Kommentar: Ein Fehler ist genug

Angela Merkel hat erkannt, dass man nicht verbergen kann, was jeder weiß.

Angela Merkel hat sich spät, aber doch entschieden, ihren in erster Linie von parteitaktischen Überlegungen getragenen Widerstand gegen die Nominierung von Joachim Gauck zum Allparteien-Kandidaten für das Amt des Bundespräsidenten aufzugeben. Diese Überlegung lautete: Würde man Gauck, der seinerzeit dem nun zurückgetretenen Christian Wulff knapp unterlegen war, auf den Schild heben, käme das dem Eingeständnis gleich, dass es seinerzeit ein Fehler war, Wulff aus Parteiräson gegen Gauck, den „Kandidaten der Herzen" durchzudrücken.

Besser lässt sich kaum zeigen, dass der Begriff „parteitaktische Überlegung" einen Widerspruch in sich darstellt. Als ob sich nicht schon vor Wochen, und seither so gut wie jeden Tag gezeigt hätte, dass die Wahl Wulffs ein Fehler gewesen ist.

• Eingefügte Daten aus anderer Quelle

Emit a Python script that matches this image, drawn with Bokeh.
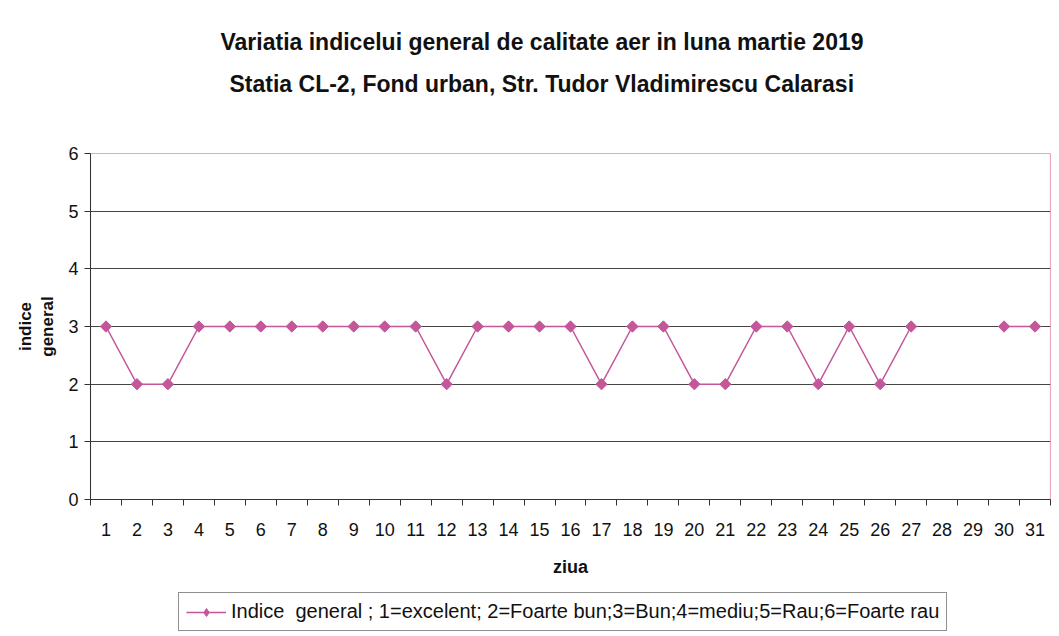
from bokeh.plotting import figure
from bokeh.layouts import column
from bokeh.models import (ColumnDataSource, FixedTicker, Legend, LegendItem,
                          Range1d, Title)
from bokeh.embed import file_html
from bokeh.resources import INLINE
import math

# ---- data ----
days = list(range(1, 32))
indice = [3, 2, 2, 3, 3, 3, 3, 3, 3, 3, 3, 2, 3, 3, 3, 3, 2, 3, 3, 2,
          2, 3, 3, 2, 3, 2, 3, None, None, 3, 3]
y_ticks = [0, 1, 2, 3, 4, 5, 6]
title1 = "Variatia indicelui general de calitate aer in luna martie 2019"
title2 = "Statia CL-2, Fond urban,  Str. Tudor Vladimirescu Calarasi"
y_label = "indice\ngeneral"
x_label = "ziua"
legend_label = "Indice  general ; 1=excelent; 2=Foarte bun;3=Bun;4=mediu;5=Rau;6=Foarte rau"

FONT = "Liberation Sans"
COLOR = "#C4569A"
TXT = "#111111"

vals = [float("nan") if v is None else v for v in indice]
src = ColumnDataSource(dict(day=days, val=vals))

p = figure(frame_width=960, frame_height=346, output_backend="svg", toolbar_location=None,
           x_range=Range1d(0.5, 31.5), y_range=Range1d(0, 6),
           min_border_left=90, min_border_right=1, min_border_top=153,
           min_border_bottom=90, title=None)
p.background_fill_color = "white"
p.border_fill_color = "white"
p.outline_line_color = "#E8A8C0"
p.outline_line_width = 1.2

# titles (first added is closest to the frame): spacer, line 2, line 1
p.add_layout(Title(text=" ", text_font_size="1px", standoff=54), "above")
p.add_layout(Title(text=title2, align="left", offset=139, standoff=0,
                   text_font=FONT, text_font_size="23px", text_font_style="bold",
                   text_color=TXT), "above")
p.add_layout(Title(text=title1, align="left", offset=130, standoff=28,
                   text_font=FONT, text_font_size="23px", text_font_style="bold",
                   text_color=TXT), "above")

# grid
p.xgrid.visible = False
p.ygrid.ticker = FixedTicker(ticks=y_ticks[1:-1])
p.ygrid.grid_line_color = "#444444"
p.ygrid.grid_line_width = 1

# y axis
p.yaxis.ticker = FixedTicker(ticks=y_ticks)
p.yaxis.major_tick_out = 6
p.yaxis.major_tick_in = 0
p.yaxis.minor_tick_out = 0
p.yaxis.minor_tick_in = 0
p.yaxis.axis_line_color = "#333333"
p.yaxis.major_tick_line_color = "#333333"
p.yaxis.major_label_text_font = FONT
p.yaxis.major_label_text_font_size = "18px"
p.yaxis.major_label_text_color = TXT
p.yaxis.major_label_standoff = 6
p.yaxis.axis_label = y_label
p.yaxis.axis_label_text_font = FONT
p.yaxis.axis_label_text_font_size = "17px"
p.yaxis.axis_label_text_font_style = "bold"
p.yaxis.axis_label_text_color = TXT
p.yaxis.axis_label_standoff = 8

# x axis
p.xaxis.ticker = FixedTicker(ticks=days,
                             minor_ticks=[d - 0.5 for d in days] + [days[-1] + 0.5])
p.xaxis.major_tick_out = 0
p.xaxis.major_tick_in = 0
p.xaxis.minor_tick_out = 6
p.xaxis.minor_tick_in = 0
p.xaxis.minor_tick_line_color = "#333333"
p.xaxis.axis_line_color = "#333333"
p.xaxis.major_label_text_font = FONT
p.xaxis.major_label_text_font_size = "18px"
p.xaxis.major_label_text_color = TXT
p.xaxis.major_label_standoff = 17
p.xaxis.axis_label = x_label
p.xaxis.axis_label_text_font = FONT
p.xaxis.axis_label_text_font_size = "18px"
p.xaxis.axis_label_text_font_style = "bold"
p.xaxis.axis_label_text_color = TXT
p.xaxis.axis_label_standoff = 18

# series
ln = p.line("day", "val", source=src, line_color=COLOR, line_width=1.5)
sc = p.scatter("day", "val", source=src, marker="square", size=8, angle=math.pi / 4,
               fill_color=COLOR, line_color=COLOR)

# ---- legend strip below the chart (its renderers fall outside its ranges) ----
p2 = figure(width=1051, height=43, output_backend="svg", toolbar_location=None,
            x_range=Range1d(-20, -19), y_range=Range1d(-20, -19), min_border=0,
            title=None)
p2.axis.visible = False
p2.grid.visible = False
p2.outline_line_color = None
p2.border_fill_color = "white"
ln2 = p2.line("day", "val", source=src, line_color=COLOR, line_width=1.5)
sc2 = p2.scatter("day", "val", source=src, marker="diamond", size=12,
                 fill_color=COLOR, line_color=COLOR)
legend = Legend(items=[LegendItem(label=legend_label, renderers=[ln2, sc2])],
                location=(88, 1), orientation="horizontal",
                label_text_font=FONT, label_text_font_size="20px",
                label_text_color=TXT,
                border_line_color="#222222", border_line_width=1,
                background_fill_alpha=1.0, glyph_width=40, glyph_height=20,
                padding=7, margin=0, label_standoff=5)
p2.add_layout(legend, "center")

layout = column(p, p2, spacing=0)
open("out.html", "w").write(file_html(layout, INLINE))
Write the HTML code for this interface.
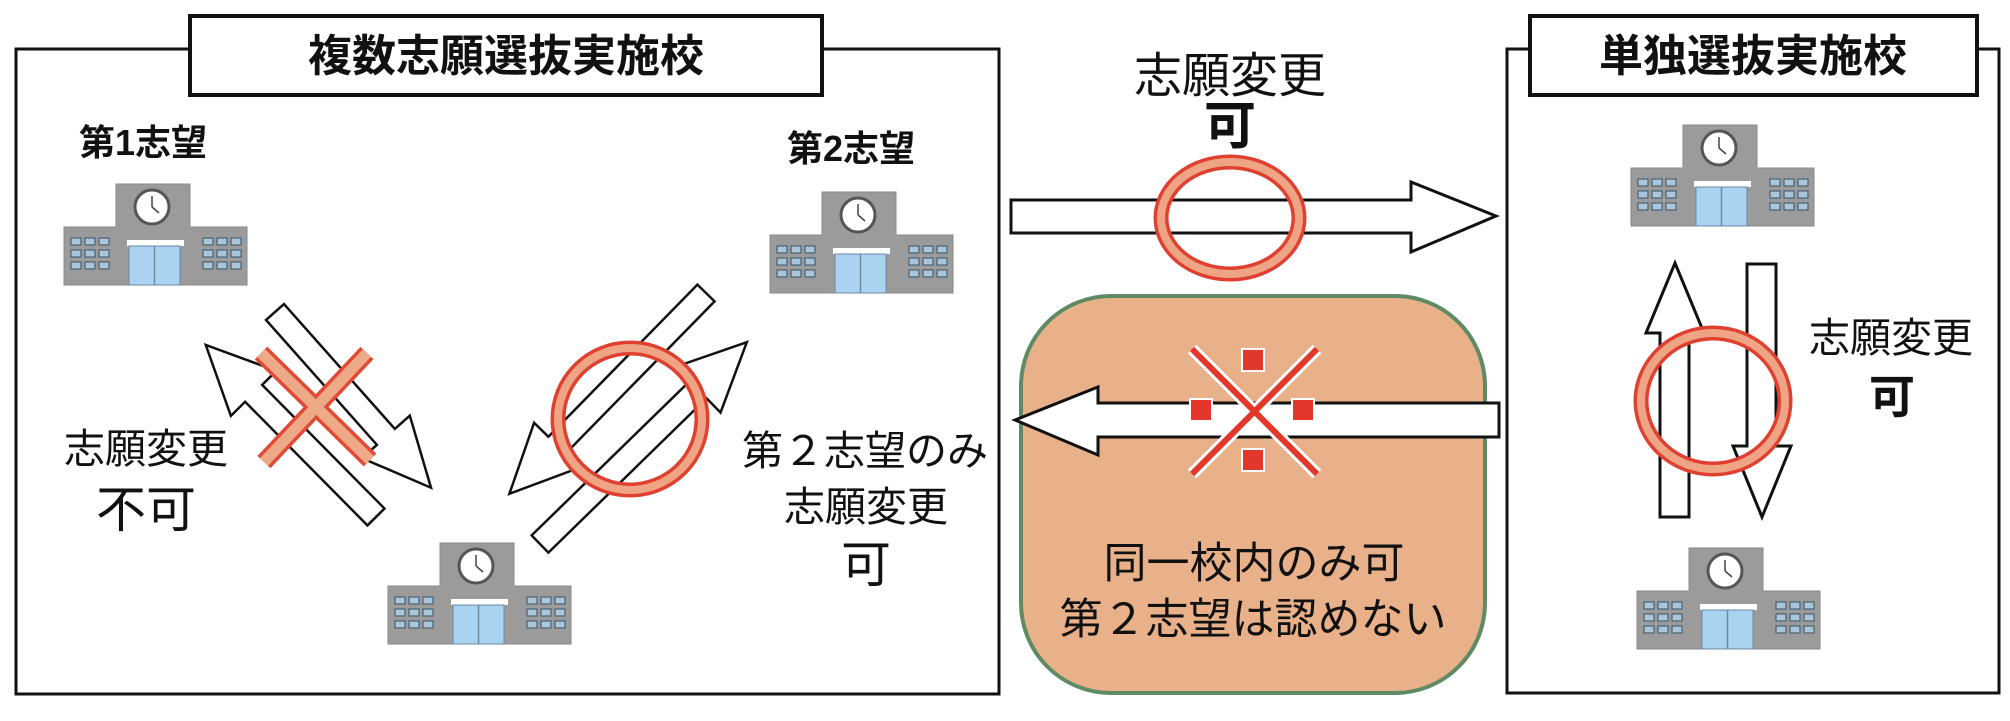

Nein, das Risiko, dass durch Joachim Gaucks Wahl Angela Merkels bisher unter Verschluss gehaltener Fehler hätte offensichtlich werden können, hat nie bestanden. Das Risiko bestand ausschließlich darin, dass Frau Merkel durch die abermalige Ablehnung Gaucks die Bereitschaft dokumentiert hätte, einen Fehler zwei Mal zu machen.
Das hat sie nicht getan. Viel mehr sollte man gegenwärtig von Politikern auch nicht erwarten.